Given material>
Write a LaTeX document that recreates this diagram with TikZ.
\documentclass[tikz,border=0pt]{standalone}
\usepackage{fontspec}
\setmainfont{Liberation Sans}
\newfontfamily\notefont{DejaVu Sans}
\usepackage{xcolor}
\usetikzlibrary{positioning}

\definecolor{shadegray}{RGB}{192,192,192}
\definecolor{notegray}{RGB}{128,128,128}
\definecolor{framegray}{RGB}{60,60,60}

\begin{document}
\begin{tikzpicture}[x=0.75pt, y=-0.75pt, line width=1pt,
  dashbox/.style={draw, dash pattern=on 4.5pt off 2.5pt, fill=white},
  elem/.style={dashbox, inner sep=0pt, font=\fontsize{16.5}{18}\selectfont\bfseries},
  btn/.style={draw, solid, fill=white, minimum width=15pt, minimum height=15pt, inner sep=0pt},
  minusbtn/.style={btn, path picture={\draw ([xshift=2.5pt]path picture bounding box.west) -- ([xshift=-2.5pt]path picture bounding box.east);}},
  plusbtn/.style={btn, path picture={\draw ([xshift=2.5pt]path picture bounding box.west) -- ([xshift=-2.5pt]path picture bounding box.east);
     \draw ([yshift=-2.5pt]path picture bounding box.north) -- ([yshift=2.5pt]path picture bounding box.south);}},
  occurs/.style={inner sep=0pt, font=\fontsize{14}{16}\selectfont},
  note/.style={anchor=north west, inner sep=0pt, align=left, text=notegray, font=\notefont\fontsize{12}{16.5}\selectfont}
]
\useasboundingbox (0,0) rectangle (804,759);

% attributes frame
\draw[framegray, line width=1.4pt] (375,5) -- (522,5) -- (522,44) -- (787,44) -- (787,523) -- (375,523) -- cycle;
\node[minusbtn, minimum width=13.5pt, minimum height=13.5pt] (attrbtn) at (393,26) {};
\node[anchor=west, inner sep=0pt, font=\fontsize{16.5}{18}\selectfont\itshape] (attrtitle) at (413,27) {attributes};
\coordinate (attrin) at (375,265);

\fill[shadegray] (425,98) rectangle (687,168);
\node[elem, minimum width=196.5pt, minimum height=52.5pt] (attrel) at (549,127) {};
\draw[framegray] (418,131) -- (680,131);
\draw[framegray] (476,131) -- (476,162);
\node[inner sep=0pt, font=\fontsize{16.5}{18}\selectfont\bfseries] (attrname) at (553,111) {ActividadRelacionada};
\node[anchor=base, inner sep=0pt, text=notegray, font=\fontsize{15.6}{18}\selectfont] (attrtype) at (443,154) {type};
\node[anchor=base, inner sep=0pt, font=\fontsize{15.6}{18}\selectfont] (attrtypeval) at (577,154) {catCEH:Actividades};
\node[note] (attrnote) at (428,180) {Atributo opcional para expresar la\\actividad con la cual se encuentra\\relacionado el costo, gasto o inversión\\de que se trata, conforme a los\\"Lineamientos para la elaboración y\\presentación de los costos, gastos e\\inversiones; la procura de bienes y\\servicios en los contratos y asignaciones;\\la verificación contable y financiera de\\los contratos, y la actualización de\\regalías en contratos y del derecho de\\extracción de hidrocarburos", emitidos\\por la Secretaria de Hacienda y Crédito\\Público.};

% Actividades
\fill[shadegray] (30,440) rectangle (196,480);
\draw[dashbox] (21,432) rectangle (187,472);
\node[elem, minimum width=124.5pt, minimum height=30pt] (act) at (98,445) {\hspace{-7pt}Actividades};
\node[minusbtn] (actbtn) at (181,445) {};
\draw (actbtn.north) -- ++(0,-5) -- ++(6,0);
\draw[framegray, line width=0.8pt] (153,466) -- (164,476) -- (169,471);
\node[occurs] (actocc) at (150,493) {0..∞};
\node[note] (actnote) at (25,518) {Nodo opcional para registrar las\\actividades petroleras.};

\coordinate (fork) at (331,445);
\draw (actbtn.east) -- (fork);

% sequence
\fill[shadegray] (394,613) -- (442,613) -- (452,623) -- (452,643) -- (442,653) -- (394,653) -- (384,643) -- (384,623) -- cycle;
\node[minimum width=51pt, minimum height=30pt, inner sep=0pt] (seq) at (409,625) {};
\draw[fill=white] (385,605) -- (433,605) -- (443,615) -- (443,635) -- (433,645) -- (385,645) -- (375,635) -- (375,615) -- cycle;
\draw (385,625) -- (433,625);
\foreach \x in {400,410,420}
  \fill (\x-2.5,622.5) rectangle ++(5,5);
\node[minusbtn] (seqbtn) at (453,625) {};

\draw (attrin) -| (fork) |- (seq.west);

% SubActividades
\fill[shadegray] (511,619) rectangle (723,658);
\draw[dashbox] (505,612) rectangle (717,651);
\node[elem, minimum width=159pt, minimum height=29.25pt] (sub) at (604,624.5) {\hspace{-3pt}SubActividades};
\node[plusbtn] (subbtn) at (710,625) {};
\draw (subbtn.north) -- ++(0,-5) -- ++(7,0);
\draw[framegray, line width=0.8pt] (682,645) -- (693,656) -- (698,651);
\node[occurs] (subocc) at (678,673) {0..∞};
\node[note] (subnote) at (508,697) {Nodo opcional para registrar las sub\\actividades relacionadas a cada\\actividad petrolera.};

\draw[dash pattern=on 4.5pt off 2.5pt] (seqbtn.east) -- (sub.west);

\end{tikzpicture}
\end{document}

Written problem> Reproduce the listing above verbatim, from first line to last.

Written response>
Write a LaTeX document that recreates this diagram with TikZ.
\documentclass[tikz,border=0pt]{standalone}
\usepackage{fontspec}
\setmainfont{Liberation Sans}
\newfontfamily\notefont{DejaVu Sans}
\usepackage{xcolor}
\usetikzlibrary{positioning}

\definecolor{shadegray}{RGB}{192,192,192}
\definecolor{notegray}{RGB}{128,128,128}
\definecolor{framegray}{RGB}{60,60,60}

\begin{document}
\begin{tikzpicture}[x=0.75pt, y=-0.75pt, line width=1pt,
  dashbox/.style={draw, dash pattern=on 4.5pt off 2.5pt, fill=white},
  elem/.style={dashbox, inner sep=0pt, font=\fontsize{16.5}{18}\selectfont\bfseries},
  btn/.style={draw, solid, fill=white, minimum width=15pt, minimum height=15pt, inner sep=0pt},
  minusbtn/.style={btn, path picture={\draw ([xshift=2.5pt]path picture bounding box.west) -- ([xshift=-2.5pt]path picture bounding box.east);}},
  plusbtn/.style={btn, path picture={\draw ([xshift=2.5pt]path picture bounding box.west) -- ([xshift=-2.5pt]path picture bounding box.east);
     \draw ([yshift=-2.5pt]path picture bounding box.north) -- ([yshift=2.5pt]path picture bounding box.south);}},
  occurs/.style={inner sep=0pt, font=\fontsize{14}{16}\selectfont},
  note/.style={anchor=north west, inner sep=0pt, align=left, text=notegray, font=\notefont\fontsize{12}{16.5}\selectfont}
]
\useasboundingbox (0,0) rectangle (804,759);

% attributes frame
\draw[framegray, line width=1.4pt] (375,5) -- (522,5) -- (522,44) -- (787,44) -- (787,523) -- (375,523) -- cycle;
\node[minusbtn, minimum width=13.5pt, minimum height=13.5pt] (attrbtn) at (393,26) {};
\node[anchor=west, inner sep=0pt, font=\fontsize{16.5}{18}\selectfont\itshape] (attrtitle) at (413,27) {attributes};
\coordinate (attrin) at (375,265);

\fill[shadegray] (425,98) rectangle (687,168);
\node[elem, minimum width=196.5pt, minimum height=52.5pt] (attrel) at (549,127) {};
\draw[framegray] (418,131) -- (680,131);
\draw[framegray] (476,131) -- (476,162);
\node[inner sep=0pt, font=\fontsize{16.5}{18}\selectfont\bfseries] (attrname) at (553,111) {ActividadRelacionada};
\node[anchor=base, inner sep=0pt, text=notegray, font=\fontsize{15.6}{18}\selectfont] (attrtype) at (443,154) {type};
\node[anchor=base, inner sep=0pt, font=\fontsize{15.6}{18}\selectfont] (attrtypeval) at (577,154) {catCEH:Actividades};
\node[note] (attrnote) at (428,180) {Atributo opcional para expresar la\\actividad con la cual se encuentra\\relacionado el costo, gasto o inversión\\de que se trata, conforme a los\\"Lineamientos para la elaboración y\\presentación de los costos, gastos e\\inversiones; la procura de bienes y\\servicios en los contratos y asignaciones;\\la verificación contable y financiera de\\los contratos, y la actualización de\\regalías en contratos y del derecho de\\extracción de hidrocarburos", emitidos\\por la Secretaria de Hacienda y Crédito\\Público.};

% Actividades
\fill[shadegray] (30,440) rectangle (196,480);
\draw[dashbox] (21,432) rectangle (187,472);
\node[elem, minimum width=124.5pt, minimum height=30pt] (act) at (98,445) {\hspace{-7pt}Actividades};
\node[minusbtn] (actbtn) at (181,445) {};
\draw (actbtn.north) -- ++(0,-5) -- ++(6,0);
\draw[framegray, line width=0.8pt] (153,466) -- (164,476) -- (169,471);
\node[occurs] (actocc) at (150,493) {0..∞};
\node[note] (actnote) at (25,518) {Nodo opcional para registrar las\\actividades petroleras.};

\coordinate (fork) at (331,445);
\draw (actbtn.east) -- (fork);

% sequence
\fill[shadegray] (394,613) -- (442,613) -- (452,623) -- (452,643) -- (442,653) -- (394,653) -- (384,643) -- (384,623) -- cycle;
\node[minimum width=51pt, minimum height=30pt, inner sep=0pt] (seq) at (409,625) {};
\draw[fill=white] (385,605) -- (433,605) -- (443,615) -- (443,635) -- (433,645) -- (385,645) -- (375,635) -- (375,615) -- cycle;
\draw (385,625) -- (433,625);
\foreach \x in {400,410,420}
  \fill (\x-2.5,622.5) rectangle ++(5,5);
\node[minusbtn] (seqbtn) at (453,625) {};

\draw (attrin) -| (fork) |- (seq.west);

% SubActividades
\fill[shadegray] (511,619) rectangle (723,658);
\draw[dashbox] (505,612) rectangle (717,651);
\node[elem, minimum width=159pt, minimum height=29.25pt] (sub) at (604,624.5) {\hspace{-3pt}SubActividades};
\node[plusbtn] (subbtn) at (710,625) {};
\draw (subbtn.north) -- ++(0,-5) -- ++(7,0);
\draw[framegray, line width=0.8pt] (682,645) -- (693,656) -- (698,651);
\node[occurs] (subocc) at (678,673) {0..∞};
\node[note] (subnote) at (508,697) {Nodo opcional para registrar las sub\\actividades relacionadas a cada\\actividad petrolera.};

\draw[dash pattern=on 4.5pt off 2.5pt] (seqbtn.east) -- (sub.west);

\end{tikzpicture}
\end{document}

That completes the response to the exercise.